MARCELLA DEL SIGNORE is an architect, urbanist, educator, scholar, and the principal of X-Topia, a design-research practice that explores the intersection of architecture and urbanism with technology and the public, social, and cultural realm. She is an associate professor and director of the Master of Science in Architecture, Urban and Regional Design program at the New York Institute of Technology, School of Architecture and Design. Her research focuses on interscalar design approaches that engage socio-technical systems through computation, prototyping, material and fabricated assemblies, data-driven protocols, and adaptive environments. She is the author of Urban Machines: Public Space in a Digital Culture (LISTLab, 2018; OROEditions, 2020; with G. Riether) and the editor of Data, Matter, Design: Strategies in Computational Design (2020, Routledge; with F. Melendez, N. Diniz). In 2018, she co-edited “Recalibration: On Imprecision and Infidelity” paper and project proceedings (with P. Anzalone and A. J. Wit) published during the 2018 ACADIA Conference where she served as technical cochair. In 2018, she cocurated the Data & Matter exhibition at the European Cultural Centre during the 2018 Architecture Venice Biennale, and was invited to exhibit at the 17th Architecture Venice Biennale in 2021.

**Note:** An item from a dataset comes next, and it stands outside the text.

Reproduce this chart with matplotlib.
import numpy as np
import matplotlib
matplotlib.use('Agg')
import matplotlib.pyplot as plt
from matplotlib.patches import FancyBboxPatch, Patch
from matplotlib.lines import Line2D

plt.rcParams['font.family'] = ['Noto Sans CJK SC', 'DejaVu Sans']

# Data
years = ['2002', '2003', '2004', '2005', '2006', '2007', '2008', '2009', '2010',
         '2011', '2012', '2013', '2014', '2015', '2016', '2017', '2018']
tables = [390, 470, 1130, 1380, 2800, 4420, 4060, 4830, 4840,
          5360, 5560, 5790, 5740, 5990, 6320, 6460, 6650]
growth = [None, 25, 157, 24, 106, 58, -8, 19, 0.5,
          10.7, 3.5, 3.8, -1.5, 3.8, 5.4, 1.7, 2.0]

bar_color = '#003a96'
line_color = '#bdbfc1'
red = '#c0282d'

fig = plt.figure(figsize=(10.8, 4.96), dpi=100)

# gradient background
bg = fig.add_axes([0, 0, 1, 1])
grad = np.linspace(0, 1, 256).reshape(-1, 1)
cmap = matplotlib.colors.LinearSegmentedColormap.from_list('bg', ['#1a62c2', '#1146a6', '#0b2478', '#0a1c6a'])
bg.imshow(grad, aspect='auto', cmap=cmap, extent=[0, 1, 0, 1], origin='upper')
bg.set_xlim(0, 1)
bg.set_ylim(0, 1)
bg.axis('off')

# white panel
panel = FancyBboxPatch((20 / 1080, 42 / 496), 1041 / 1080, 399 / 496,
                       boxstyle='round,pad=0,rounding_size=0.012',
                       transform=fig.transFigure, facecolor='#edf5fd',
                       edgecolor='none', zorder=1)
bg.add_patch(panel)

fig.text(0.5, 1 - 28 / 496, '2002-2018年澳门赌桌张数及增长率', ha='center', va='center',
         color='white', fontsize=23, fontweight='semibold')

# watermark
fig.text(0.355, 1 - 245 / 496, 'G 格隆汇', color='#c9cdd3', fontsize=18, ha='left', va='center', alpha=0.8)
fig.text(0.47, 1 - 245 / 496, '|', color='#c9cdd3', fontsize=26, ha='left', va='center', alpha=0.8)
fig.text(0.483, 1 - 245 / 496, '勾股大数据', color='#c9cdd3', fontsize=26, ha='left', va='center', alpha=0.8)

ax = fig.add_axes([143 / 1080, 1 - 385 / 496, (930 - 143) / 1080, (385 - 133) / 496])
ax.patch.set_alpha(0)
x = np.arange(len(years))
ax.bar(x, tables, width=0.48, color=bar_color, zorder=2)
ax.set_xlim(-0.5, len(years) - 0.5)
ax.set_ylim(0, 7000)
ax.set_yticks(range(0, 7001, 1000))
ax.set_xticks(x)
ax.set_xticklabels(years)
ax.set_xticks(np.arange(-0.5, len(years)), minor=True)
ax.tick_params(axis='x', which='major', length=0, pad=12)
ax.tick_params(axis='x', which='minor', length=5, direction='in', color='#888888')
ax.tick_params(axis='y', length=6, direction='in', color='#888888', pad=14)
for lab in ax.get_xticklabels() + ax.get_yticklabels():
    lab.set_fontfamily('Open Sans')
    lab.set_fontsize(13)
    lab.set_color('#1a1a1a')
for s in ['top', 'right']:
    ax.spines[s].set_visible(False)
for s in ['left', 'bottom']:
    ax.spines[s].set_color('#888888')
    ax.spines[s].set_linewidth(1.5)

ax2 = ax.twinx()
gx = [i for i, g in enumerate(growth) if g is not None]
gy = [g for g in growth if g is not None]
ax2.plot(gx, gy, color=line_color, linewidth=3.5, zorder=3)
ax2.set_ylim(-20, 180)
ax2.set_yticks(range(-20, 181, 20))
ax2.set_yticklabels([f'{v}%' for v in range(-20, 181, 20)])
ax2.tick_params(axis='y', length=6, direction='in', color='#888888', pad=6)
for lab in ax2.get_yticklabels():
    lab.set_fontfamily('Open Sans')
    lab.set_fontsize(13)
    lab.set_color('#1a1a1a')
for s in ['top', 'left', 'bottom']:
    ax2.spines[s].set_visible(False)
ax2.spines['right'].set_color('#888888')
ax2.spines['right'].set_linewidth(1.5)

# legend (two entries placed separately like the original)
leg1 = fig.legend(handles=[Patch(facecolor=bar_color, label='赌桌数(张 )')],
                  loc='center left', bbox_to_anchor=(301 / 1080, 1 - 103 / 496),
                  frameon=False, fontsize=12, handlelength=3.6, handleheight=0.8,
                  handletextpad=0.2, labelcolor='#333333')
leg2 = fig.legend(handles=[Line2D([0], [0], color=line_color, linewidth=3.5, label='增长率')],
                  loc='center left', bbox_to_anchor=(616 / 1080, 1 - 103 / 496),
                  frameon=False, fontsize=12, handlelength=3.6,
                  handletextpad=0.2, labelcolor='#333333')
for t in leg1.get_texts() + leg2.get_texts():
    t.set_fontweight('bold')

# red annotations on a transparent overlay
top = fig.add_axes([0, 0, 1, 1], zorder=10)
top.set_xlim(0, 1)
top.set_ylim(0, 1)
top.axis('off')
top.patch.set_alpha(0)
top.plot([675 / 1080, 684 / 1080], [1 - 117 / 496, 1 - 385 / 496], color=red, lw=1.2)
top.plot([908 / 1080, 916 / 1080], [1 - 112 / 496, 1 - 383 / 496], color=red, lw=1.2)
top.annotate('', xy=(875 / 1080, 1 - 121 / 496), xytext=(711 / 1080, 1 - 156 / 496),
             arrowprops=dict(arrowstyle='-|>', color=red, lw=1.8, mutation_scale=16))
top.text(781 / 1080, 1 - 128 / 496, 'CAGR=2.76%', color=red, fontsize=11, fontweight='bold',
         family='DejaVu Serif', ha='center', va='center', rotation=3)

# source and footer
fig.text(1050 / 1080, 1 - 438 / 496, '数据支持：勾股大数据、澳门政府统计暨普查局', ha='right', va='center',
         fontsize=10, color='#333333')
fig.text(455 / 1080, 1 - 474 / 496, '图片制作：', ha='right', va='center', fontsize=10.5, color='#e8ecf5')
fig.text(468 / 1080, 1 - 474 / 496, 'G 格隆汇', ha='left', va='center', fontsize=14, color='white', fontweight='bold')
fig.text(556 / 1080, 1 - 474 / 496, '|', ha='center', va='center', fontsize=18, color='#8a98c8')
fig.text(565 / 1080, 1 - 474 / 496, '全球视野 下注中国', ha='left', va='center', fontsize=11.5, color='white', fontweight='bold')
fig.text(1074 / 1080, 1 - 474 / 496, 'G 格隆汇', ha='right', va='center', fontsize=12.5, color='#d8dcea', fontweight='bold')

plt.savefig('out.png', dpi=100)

TATIANA TEIXEIRA is an architect, urbanist and computational designer. She holds a Master Degree in Architectural Design from The Bartlett Architecture School (UCL), in London, in which she concluded with a distinction and Silver prize, a Master Degree from Instituto Europeo di Design (IED-RJ) in Rio de Janeiro and a professional Degree from PUC-Rio, in Rio de Janeiro. She is currently a Project Designer at X-Topia, a design-research practice that explores the intersection of architecture and urbanism with technology and the public, social and cultural realm. In X-Topia she has worked on the project AÈRIO, for the 17th Architecture Venice Biennale in 2021, was assistant tutor for the Digital Futures workshop, Informed Urban Systems, along with other projects.

Felecia Davis, PhD is an Associate Professor at the Stuckeman Center for Design and Computation at Pennsylvania State University and is the director of SOFTLAB. Her work in communicating with computational textiles through architecture has been recognized for connecting art with science and was recently featured by PBS in the Women in Science Profiles series. Davis is currently working on a book that examines the role of computational materials in our lives titled Softbuilt: Networked Architectural Textiles forthcoming by Actar D Press. She participated in MoMA’s group architecture exhibition “Reconstructions: Blackness and Architecture in America”.